>> start

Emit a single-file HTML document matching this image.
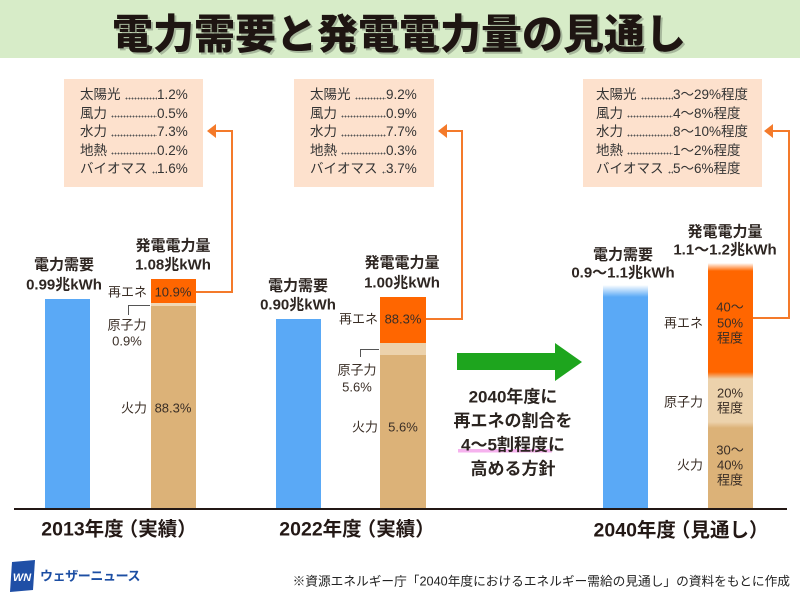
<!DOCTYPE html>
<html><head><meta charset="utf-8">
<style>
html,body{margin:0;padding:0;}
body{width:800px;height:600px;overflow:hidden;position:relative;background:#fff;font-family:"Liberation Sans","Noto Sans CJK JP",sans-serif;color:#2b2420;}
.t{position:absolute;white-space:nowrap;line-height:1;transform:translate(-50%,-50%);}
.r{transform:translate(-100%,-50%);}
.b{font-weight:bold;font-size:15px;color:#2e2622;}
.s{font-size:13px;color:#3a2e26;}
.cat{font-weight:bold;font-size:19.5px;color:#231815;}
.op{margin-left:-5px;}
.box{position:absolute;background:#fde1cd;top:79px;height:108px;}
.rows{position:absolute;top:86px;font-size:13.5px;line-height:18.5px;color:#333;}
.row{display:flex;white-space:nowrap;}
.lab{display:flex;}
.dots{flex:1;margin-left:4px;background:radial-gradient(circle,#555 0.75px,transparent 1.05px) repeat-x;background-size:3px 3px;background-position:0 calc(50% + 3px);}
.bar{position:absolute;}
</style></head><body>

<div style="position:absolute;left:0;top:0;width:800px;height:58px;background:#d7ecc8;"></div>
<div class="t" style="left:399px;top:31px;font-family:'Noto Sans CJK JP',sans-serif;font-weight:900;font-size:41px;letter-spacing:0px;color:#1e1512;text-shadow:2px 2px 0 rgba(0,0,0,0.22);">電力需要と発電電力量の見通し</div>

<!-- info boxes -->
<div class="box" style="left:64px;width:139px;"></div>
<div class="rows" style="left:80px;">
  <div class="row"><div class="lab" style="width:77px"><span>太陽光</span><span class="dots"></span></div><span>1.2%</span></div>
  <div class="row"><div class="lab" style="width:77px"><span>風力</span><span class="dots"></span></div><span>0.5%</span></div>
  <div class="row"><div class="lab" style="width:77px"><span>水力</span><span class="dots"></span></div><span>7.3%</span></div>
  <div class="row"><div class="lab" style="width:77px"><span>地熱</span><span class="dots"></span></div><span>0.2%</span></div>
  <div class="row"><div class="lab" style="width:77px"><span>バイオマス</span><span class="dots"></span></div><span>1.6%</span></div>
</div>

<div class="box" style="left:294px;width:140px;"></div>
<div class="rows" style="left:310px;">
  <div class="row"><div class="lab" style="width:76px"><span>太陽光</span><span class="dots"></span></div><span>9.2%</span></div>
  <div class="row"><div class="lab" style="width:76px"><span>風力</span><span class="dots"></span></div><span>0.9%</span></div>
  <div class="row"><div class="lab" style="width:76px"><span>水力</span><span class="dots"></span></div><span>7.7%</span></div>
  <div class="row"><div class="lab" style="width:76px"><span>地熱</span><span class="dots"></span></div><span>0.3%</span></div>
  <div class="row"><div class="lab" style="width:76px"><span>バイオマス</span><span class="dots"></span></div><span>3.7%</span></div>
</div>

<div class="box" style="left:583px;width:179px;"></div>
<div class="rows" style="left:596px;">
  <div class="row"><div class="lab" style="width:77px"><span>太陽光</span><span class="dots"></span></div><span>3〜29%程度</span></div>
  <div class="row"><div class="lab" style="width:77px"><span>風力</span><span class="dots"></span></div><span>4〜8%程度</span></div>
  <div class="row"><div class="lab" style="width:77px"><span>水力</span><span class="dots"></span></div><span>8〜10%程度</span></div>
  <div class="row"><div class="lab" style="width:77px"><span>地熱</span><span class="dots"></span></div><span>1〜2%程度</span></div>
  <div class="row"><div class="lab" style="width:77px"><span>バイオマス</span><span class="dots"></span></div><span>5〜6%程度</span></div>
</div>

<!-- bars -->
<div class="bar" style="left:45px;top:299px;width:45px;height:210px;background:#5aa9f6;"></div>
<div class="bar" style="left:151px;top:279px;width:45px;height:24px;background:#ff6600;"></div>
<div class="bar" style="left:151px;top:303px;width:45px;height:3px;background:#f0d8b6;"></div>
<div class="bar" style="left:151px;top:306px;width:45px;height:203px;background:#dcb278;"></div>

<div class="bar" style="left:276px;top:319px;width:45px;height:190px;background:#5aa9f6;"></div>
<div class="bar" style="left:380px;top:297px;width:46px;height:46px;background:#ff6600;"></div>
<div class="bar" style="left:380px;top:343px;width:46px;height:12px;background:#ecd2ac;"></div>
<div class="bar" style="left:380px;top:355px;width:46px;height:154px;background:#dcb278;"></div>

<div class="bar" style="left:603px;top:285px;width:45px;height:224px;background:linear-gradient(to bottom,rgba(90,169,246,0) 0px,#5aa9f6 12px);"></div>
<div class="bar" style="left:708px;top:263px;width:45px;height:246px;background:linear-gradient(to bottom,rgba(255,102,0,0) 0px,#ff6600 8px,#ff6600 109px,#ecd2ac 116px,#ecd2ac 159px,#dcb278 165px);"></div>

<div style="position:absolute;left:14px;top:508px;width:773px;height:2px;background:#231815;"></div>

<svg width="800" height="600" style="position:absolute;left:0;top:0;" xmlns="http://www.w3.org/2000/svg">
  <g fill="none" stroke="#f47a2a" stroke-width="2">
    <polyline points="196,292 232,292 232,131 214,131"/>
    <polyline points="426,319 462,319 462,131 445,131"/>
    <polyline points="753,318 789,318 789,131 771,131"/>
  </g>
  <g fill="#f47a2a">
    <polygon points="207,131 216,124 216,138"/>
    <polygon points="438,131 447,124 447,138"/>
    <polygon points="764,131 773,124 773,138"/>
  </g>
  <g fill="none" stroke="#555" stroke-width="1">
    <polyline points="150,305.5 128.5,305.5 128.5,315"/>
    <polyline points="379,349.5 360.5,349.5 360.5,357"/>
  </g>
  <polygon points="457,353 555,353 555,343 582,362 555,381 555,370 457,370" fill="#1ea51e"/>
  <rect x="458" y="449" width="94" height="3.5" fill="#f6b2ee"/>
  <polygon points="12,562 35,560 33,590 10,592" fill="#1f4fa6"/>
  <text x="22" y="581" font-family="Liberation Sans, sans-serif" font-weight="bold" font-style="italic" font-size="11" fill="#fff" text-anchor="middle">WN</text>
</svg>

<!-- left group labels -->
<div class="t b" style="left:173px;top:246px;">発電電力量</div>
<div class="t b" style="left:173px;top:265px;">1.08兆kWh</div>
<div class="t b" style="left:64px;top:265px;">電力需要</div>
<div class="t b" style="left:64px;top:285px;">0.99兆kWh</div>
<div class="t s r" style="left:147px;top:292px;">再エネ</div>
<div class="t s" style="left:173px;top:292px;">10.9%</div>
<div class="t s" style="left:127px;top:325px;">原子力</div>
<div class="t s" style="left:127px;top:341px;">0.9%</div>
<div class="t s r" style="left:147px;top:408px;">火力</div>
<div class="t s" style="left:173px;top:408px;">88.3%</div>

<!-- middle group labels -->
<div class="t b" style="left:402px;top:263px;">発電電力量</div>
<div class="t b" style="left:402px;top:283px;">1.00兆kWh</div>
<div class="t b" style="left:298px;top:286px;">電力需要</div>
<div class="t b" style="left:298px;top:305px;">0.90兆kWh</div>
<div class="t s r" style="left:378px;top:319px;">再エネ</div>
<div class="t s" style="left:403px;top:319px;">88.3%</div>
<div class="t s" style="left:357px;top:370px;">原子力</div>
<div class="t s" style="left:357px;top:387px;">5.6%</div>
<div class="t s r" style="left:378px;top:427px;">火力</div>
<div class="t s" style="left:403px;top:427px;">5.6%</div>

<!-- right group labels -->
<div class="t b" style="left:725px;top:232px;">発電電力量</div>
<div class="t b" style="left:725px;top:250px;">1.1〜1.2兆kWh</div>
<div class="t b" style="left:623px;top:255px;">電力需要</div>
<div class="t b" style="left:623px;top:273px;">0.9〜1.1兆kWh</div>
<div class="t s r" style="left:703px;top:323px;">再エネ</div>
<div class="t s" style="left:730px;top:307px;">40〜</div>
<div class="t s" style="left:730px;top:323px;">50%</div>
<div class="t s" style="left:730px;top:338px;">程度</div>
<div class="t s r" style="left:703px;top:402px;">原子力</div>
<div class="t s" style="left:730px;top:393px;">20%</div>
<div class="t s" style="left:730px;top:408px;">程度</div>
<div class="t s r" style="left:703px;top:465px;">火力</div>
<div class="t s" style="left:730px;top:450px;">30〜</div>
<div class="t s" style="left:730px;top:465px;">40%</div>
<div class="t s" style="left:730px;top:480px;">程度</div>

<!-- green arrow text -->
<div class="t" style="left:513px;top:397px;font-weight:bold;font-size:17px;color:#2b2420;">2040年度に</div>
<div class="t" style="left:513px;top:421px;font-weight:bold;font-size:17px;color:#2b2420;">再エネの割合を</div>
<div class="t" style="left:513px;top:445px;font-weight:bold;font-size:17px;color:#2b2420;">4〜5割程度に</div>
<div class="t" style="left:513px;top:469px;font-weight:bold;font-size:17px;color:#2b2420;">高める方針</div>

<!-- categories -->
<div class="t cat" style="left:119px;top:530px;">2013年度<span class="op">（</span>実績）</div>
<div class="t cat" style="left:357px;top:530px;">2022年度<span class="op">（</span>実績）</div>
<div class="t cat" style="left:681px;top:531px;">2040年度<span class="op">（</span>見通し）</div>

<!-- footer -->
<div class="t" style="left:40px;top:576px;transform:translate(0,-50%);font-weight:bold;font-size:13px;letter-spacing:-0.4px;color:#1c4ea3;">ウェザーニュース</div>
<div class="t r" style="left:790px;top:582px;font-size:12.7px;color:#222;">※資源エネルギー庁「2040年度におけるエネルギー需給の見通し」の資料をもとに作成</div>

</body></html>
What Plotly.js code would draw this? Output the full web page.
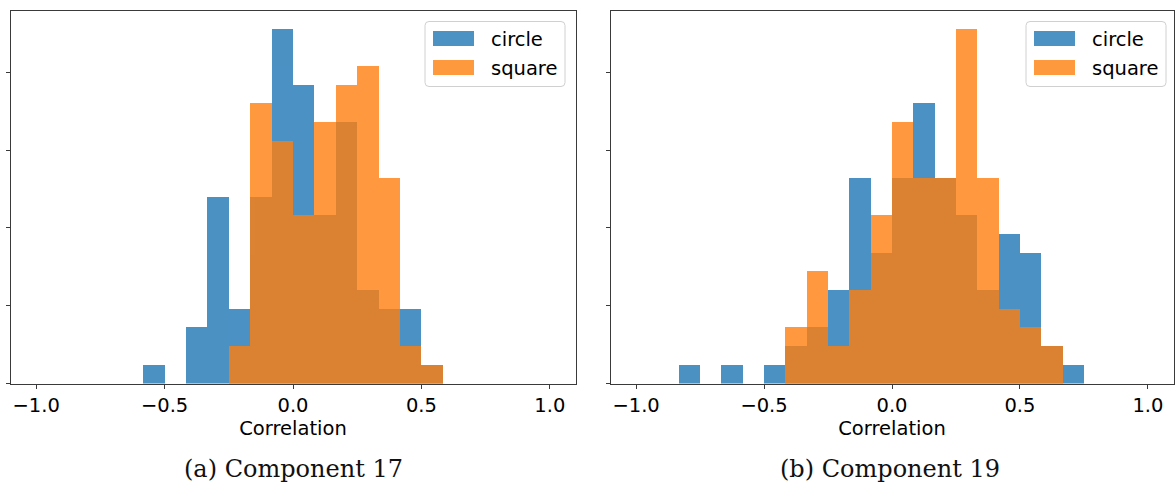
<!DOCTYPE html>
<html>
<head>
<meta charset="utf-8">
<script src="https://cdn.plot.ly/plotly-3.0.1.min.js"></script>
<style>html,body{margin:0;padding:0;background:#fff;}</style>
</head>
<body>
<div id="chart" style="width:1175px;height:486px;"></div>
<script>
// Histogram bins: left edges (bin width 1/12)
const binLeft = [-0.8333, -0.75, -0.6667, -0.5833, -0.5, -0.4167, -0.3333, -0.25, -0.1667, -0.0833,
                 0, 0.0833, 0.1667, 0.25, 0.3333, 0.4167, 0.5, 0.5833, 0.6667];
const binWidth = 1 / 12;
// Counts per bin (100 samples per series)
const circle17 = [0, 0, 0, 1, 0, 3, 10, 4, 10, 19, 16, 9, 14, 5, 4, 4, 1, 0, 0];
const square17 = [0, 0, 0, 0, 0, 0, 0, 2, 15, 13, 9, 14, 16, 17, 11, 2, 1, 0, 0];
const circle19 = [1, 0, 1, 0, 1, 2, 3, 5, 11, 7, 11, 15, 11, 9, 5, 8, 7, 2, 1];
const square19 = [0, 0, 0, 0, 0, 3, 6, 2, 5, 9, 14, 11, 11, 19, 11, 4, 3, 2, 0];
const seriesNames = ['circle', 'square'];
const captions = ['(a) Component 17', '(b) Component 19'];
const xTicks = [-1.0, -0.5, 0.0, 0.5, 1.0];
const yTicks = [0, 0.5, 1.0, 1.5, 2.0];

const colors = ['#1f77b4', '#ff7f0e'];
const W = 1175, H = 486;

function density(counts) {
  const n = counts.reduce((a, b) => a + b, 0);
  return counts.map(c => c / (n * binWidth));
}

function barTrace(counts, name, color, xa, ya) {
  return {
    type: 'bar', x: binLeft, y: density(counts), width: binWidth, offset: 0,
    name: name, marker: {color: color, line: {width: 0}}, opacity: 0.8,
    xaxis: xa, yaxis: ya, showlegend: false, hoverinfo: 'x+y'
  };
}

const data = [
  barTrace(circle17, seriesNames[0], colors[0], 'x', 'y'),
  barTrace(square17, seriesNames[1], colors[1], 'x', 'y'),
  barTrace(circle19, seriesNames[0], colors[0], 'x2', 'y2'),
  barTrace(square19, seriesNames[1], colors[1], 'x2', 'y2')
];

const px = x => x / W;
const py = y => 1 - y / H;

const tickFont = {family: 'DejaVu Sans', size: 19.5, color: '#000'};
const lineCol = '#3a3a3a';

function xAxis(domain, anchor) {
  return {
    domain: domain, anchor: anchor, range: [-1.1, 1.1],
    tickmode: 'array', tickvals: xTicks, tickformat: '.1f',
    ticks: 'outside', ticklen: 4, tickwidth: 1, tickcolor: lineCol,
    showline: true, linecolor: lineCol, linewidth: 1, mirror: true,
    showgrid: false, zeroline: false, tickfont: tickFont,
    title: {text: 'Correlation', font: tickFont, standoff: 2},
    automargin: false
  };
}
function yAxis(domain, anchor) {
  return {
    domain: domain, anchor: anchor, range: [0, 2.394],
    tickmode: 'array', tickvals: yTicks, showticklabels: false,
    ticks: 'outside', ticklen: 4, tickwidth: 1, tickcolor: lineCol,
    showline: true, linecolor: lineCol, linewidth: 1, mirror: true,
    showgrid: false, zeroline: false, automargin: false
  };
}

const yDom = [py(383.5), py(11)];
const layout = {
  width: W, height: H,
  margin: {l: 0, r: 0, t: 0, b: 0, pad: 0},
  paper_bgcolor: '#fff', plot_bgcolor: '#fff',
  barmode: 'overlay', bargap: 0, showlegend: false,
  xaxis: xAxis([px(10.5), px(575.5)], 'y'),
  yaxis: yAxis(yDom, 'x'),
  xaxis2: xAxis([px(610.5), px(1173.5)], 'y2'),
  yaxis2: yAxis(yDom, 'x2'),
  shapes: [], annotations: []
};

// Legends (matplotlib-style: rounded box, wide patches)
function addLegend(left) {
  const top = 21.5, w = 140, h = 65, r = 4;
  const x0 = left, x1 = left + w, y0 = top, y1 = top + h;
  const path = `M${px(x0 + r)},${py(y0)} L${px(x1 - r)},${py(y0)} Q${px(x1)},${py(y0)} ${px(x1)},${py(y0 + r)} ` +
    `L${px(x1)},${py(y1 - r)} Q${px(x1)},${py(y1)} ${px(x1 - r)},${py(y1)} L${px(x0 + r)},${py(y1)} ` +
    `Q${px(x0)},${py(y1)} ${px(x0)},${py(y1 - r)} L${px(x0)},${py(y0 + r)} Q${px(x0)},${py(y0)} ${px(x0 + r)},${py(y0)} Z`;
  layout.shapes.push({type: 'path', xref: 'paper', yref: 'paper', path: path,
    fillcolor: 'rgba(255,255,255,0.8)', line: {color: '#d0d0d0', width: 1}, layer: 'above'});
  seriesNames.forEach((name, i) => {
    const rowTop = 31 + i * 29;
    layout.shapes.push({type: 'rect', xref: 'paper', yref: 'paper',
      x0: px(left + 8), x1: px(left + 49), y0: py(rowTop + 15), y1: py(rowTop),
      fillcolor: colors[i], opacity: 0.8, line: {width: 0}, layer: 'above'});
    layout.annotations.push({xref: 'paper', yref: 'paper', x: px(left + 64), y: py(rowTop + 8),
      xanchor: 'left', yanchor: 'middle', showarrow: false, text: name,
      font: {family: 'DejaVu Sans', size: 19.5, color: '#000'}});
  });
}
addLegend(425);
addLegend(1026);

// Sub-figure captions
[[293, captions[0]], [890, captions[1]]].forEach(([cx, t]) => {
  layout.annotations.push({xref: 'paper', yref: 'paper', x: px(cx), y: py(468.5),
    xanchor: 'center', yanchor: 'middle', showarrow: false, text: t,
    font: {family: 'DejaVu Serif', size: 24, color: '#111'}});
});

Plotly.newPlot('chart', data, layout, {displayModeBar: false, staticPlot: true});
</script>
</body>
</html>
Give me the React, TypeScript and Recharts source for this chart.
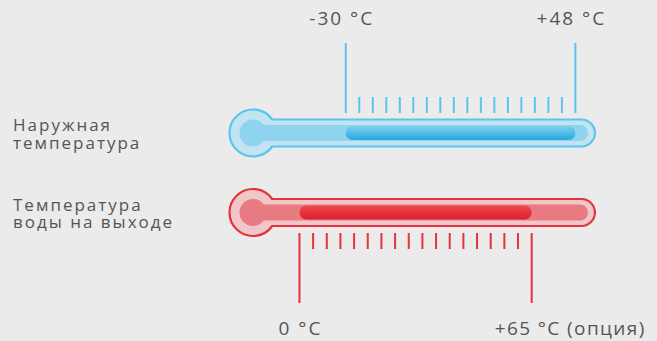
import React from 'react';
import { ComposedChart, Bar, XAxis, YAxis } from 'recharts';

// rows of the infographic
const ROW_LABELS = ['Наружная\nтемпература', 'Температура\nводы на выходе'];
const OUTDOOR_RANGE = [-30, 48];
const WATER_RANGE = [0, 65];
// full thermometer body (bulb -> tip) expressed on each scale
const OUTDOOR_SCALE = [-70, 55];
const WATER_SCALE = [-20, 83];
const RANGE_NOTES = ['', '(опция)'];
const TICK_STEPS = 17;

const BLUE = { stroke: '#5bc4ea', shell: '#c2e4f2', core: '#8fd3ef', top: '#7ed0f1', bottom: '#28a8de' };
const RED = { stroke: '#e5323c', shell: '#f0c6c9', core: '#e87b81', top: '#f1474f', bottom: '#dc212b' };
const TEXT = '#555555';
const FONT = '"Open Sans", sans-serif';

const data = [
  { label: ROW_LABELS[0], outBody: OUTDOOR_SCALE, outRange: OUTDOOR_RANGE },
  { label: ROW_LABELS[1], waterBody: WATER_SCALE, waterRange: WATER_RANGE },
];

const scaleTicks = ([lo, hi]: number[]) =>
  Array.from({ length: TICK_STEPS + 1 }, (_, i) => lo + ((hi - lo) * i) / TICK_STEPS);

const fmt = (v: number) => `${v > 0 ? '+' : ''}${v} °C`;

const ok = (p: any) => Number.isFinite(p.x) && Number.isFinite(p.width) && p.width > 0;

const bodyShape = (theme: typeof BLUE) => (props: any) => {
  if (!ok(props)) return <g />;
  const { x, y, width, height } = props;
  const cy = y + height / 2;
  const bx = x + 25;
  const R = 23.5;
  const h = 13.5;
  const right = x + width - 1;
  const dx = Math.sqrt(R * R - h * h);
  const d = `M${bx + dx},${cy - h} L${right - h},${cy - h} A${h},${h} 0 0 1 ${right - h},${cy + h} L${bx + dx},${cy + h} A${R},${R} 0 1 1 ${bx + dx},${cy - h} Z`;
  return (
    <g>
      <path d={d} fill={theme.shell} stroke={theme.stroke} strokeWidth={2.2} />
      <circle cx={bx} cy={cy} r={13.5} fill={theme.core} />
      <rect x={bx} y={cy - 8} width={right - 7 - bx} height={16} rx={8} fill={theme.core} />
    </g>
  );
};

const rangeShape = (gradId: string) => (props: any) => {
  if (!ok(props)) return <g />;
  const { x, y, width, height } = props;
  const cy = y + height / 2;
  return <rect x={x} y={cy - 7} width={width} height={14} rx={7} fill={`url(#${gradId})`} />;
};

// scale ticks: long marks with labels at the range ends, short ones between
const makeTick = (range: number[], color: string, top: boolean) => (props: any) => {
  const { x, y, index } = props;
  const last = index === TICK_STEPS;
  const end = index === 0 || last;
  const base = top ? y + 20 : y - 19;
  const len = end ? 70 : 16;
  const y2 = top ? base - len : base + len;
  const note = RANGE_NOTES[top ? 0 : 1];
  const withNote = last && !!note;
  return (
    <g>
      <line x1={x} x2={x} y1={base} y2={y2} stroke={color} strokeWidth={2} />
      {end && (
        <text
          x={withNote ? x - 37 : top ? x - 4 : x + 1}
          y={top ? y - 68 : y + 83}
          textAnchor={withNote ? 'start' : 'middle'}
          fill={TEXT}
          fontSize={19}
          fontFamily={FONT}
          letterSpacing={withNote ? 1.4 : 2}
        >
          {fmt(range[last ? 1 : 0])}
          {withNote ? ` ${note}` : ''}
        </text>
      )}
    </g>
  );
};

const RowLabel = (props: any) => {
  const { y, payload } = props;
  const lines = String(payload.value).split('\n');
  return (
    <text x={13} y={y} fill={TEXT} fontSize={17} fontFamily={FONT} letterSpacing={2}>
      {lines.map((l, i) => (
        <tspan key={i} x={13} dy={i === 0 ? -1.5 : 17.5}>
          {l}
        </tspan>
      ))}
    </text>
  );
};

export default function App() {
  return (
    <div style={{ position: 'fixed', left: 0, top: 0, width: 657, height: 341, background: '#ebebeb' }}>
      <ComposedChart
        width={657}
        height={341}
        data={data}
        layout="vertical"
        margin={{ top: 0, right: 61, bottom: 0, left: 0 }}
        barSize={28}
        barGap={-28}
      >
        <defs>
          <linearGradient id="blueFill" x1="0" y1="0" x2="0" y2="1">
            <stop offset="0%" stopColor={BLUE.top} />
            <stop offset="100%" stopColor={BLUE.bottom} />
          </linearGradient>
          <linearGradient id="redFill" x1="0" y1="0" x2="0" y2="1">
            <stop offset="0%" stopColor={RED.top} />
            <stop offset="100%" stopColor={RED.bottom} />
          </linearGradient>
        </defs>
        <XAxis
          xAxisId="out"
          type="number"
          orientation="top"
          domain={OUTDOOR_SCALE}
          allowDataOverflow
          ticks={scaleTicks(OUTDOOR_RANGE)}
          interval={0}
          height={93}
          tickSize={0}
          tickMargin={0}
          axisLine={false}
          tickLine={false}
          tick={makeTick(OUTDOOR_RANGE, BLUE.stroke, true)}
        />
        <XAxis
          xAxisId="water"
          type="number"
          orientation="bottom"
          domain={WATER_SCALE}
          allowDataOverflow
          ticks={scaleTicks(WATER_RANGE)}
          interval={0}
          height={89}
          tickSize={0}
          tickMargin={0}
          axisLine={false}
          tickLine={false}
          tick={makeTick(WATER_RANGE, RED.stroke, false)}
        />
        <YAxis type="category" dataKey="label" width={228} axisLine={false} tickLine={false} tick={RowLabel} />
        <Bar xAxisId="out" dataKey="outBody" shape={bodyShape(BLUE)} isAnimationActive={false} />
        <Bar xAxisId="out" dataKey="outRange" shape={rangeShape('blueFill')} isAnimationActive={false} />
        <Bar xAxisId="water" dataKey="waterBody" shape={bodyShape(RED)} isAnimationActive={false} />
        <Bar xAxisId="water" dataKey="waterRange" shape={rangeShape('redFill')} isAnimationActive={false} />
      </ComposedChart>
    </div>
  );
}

>> end

Above are some entries. Restate word for word the lines from the one holding "Give me the" through the one holding "const TICK_STEPS = 17;", but not the pictures.

Complete response »
Give me the React, TypeScript and Recharts source for this chart.
import React from 'react';
import { ComposedChart, Bar, XAxis, YAxis } from 'recharts';

// rows of the infographic
const ROW_LABELS = ['Наружная\nтемпература', 'Температура\nводы на выходе'];
const OUTDOOR_RANGE = [-30, 48];
const WATER_RANGE = [0, 65];
// full thermometer body (bulb -> tip) expressed on each scale
const OUTDOOR_SCALE = [-70, 55];
const WATER_SCALE = [-20, 83];
const RANGE_NOTES = ['', '(опция)'];
const TICK_STEPS = 17;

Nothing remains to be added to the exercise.